* Job:
Return each line of the data below exactly, omitting any pictures.

----

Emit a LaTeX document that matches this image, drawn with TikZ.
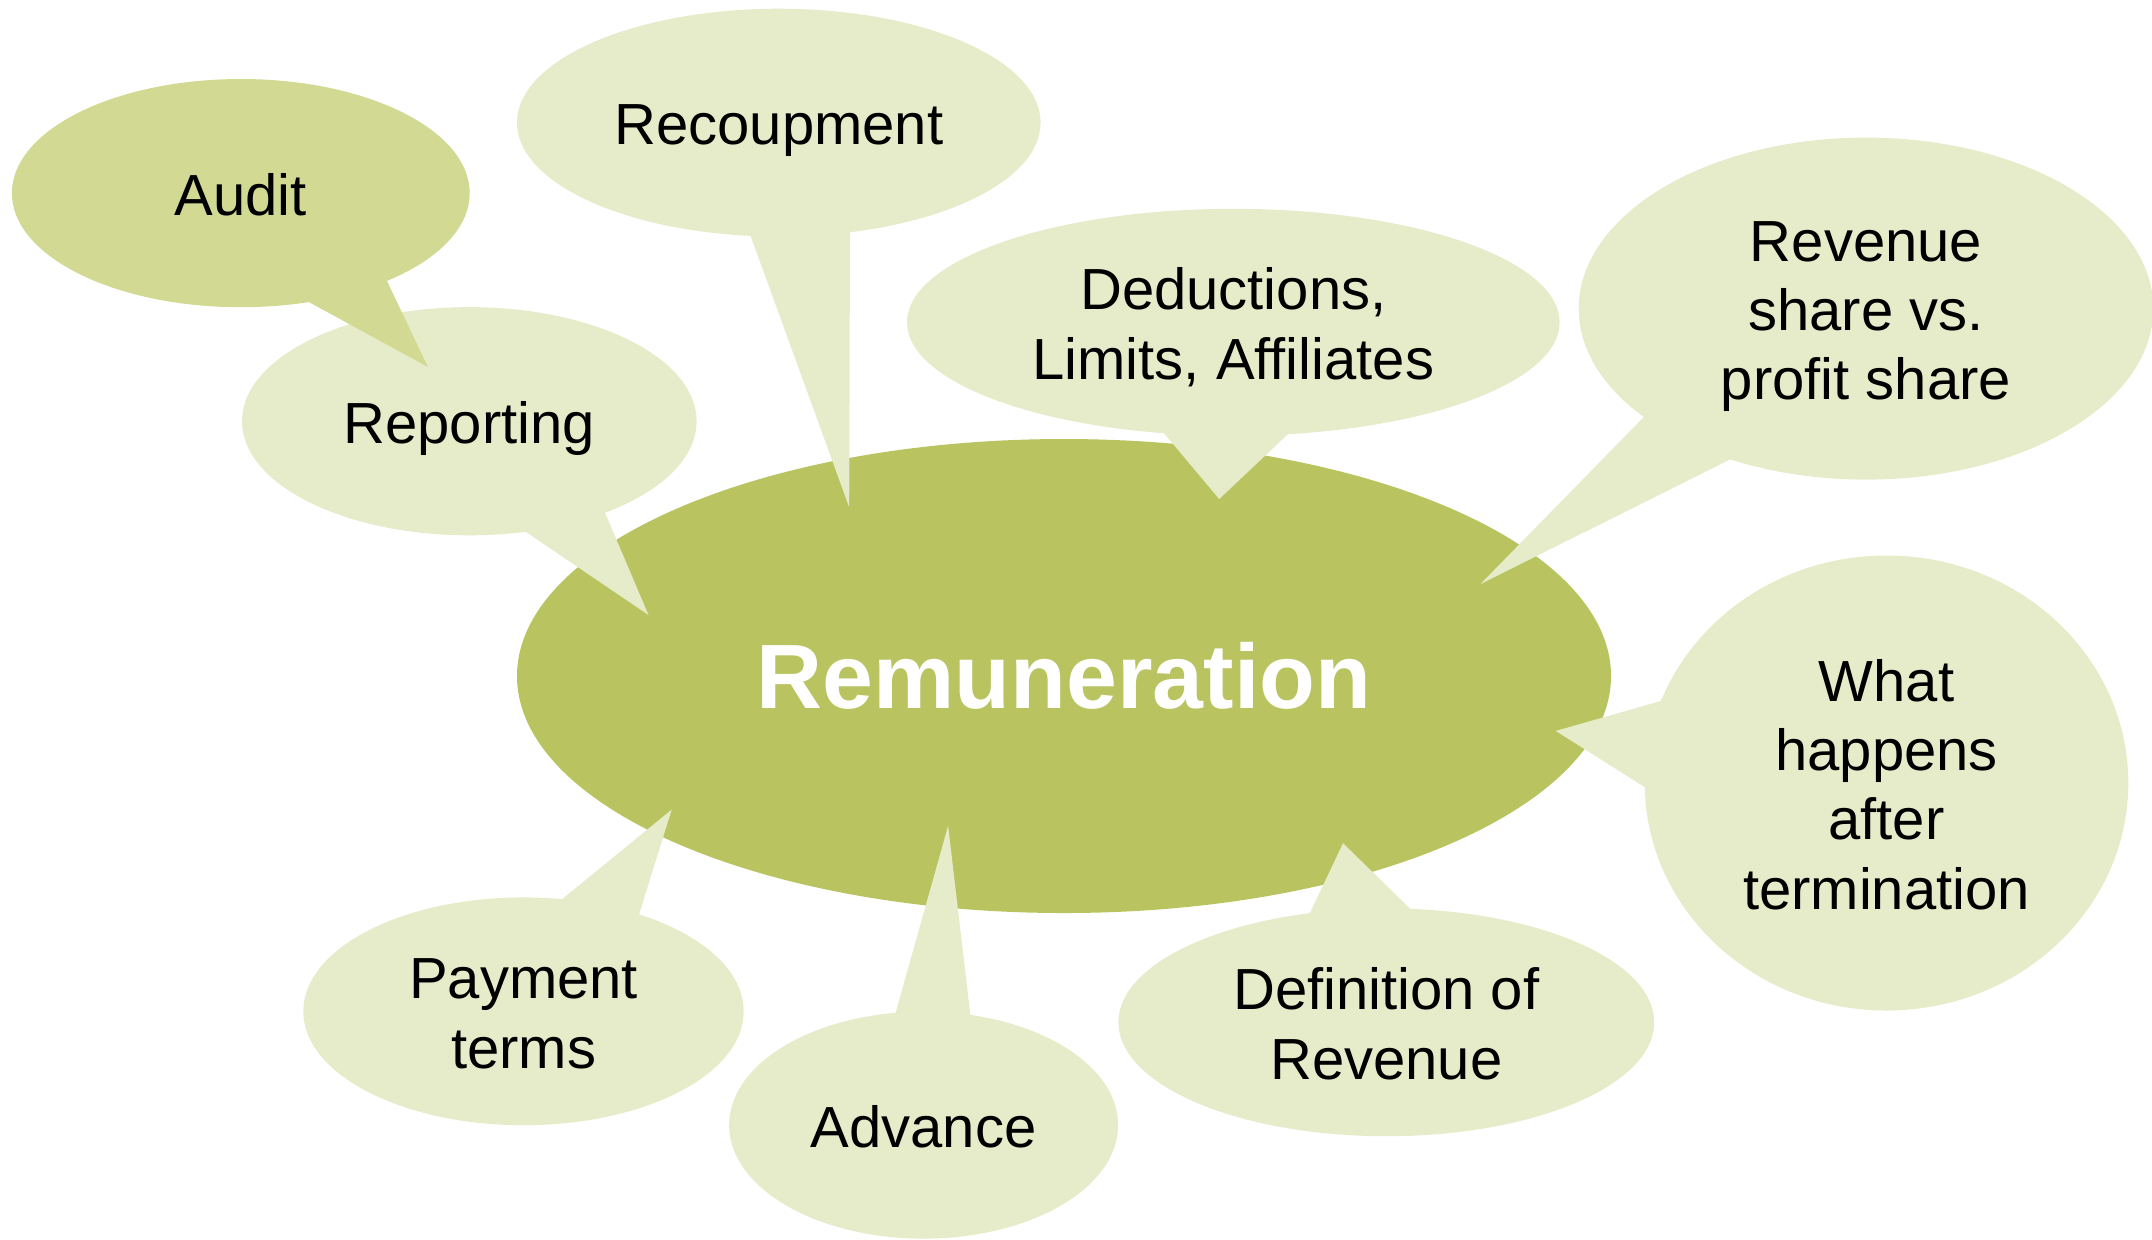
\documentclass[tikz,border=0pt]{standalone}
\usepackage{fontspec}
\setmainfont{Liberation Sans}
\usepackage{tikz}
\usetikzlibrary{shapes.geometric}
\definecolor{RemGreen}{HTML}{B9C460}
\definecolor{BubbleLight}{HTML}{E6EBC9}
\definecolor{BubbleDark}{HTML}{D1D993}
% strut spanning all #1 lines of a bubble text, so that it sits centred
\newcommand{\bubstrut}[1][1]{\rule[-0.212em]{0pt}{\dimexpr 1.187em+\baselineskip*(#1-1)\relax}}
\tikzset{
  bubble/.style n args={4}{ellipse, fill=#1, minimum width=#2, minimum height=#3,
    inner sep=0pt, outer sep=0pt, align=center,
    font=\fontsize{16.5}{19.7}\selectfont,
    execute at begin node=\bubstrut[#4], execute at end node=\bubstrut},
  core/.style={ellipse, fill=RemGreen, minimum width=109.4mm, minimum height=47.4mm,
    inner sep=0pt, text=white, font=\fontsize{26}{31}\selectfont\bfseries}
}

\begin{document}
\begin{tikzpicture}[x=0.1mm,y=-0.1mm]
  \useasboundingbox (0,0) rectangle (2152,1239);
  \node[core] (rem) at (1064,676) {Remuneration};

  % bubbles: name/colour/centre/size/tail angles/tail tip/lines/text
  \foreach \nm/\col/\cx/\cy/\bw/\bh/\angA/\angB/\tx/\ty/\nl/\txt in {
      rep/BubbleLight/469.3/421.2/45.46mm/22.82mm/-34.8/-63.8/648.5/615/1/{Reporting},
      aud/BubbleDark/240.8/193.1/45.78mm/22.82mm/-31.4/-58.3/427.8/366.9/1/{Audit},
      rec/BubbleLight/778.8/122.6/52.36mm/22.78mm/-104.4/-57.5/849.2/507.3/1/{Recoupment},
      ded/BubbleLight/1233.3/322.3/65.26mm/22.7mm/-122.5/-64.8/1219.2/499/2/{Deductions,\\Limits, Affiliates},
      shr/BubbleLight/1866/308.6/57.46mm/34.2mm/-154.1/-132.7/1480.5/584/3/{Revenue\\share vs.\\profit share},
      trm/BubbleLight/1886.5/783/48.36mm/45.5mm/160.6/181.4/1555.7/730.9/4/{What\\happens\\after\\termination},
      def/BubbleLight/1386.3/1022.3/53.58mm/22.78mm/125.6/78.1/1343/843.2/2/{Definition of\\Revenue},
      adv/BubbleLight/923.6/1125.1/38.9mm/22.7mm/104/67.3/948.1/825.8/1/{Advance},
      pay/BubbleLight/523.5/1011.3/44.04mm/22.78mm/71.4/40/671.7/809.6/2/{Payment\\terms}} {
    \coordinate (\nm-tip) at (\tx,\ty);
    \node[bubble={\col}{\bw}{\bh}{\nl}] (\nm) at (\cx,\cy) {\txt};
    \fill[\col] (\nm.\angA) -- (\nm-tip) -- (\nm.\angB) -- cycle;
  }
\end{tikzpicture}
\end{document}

----

* Correct answer:
Emit a LaTeX document that matches this image, drawn with TikZ.
\documentclass[tikz,border=0pt]{standalone}
\usepackage{fontspec}
\setmainfont{Liberation Sans}
\usepackage{tikz}
\usetikzlibrary{shapes.geometric}
\definecolor{RemGreen}{HTML}{B9C460}
\definecolor{BubbleLight}{HTML}{E6EBC9}
\definecolor{BubbleDark}{HTML}{D1D993}
% strut spanning all #1 lines of a bubble text, so that it sits centred
\newcommand{\bubstrut}[1][1]{\rule[-0.212em]{0pt}{\dimexpr 1.187em+\baselineskip*(#1-1)\relax}}
\tikzset{
  bubble/.style n args={4}{ellipse, fill=#1, minimum width=#2, minimum height=#3,
    inner sep=0pt, outer sep=0pt, align=center,
    font=\fontsize{16.5}{19.7}\selectfont,
    execute at begin node=\bubstrut[#4], execute at end node=\bubstrut},
  core/.style={ellipse, fill=RemGreen, minimum width=109.4mm, minimum height=47.4mm,
    inner sep=0pt, text=white, font=\fontsize{26}{31}\selectfont\bfseries}
}

\begin{document}
\begin{tikzpicture}[x=0.1mm,y=-0.1mm]
  \useasboundingbox (0,0) rectangle (2152,1239);
  \node[core] (rem) at (1064,676) {Remuneration};

  % bubbles: name/colour/centre/size/tail angles/tail tip/lines/text
  \foreach \nm/\col/\cx/\cy/\bw/\bh/\angA/\angB/\tx/\ty/\nl/\txt in {
      rep/BubbleLight/469.3/421.2/45.46mm/22.82mm/-34.8/-63.8/648.5/615/1/{Reporting},
      aud/BubbleDark/240.8/193.1/45.78mm/22.82mm/-31.4/-58.3/427.8/366.9/1/{Audit},
      rec/BubbleLight/778.8/122.6/52.36mm/22.78mm/-104.4/-57.5/849.2/507.3/1/{Recoupment},
      ded/BubbleLight/1233.3/322.3/65.26mm/22.7mm/-122.5/-64.8/1219.2/499/2/{Deductions,\\Limits, Affiliates},
      shr/BubbleLight/1866/308.6/57.46mm/34.2mm/-154.1/-132.7/1480.5/584/3/{Revenue\\share vs.\\profit share},
      trm/BubbleLight/1886.5/783/48.36mm/45.5mm/160.6/181.4/1555.7/730.9/4/{What\\happens\\after\\termination},
      def/BubbleLight/1386.3/1022.3/53.58mm/22.78mm/125.6/78.1/1343/843.2/2/{Definition of\\Revenue},
      adv/BubbleLight/923.6/1125.1/38.9mm/22.7mm/104/67.3/948.1/825.8/1/{Advance},
      pay/BubbleLight/523.5/1011.3/44.04mm/22.78mm/71.4/40/671.7/809.6/2/{Payment\\terms}} {
    \coordinate (\nm-tip) at (\tx,\ty);
    \node[bubble={\col}{\bw}{\bh}{\nl}] (\nm) at (\cx,\cy) {\txt};
    \fill[\col] (\nm.\angA) -- (\nm-tip) -- (\nm.\angB) -- cycle;
  }
\end{tikzpicture}
\end{document}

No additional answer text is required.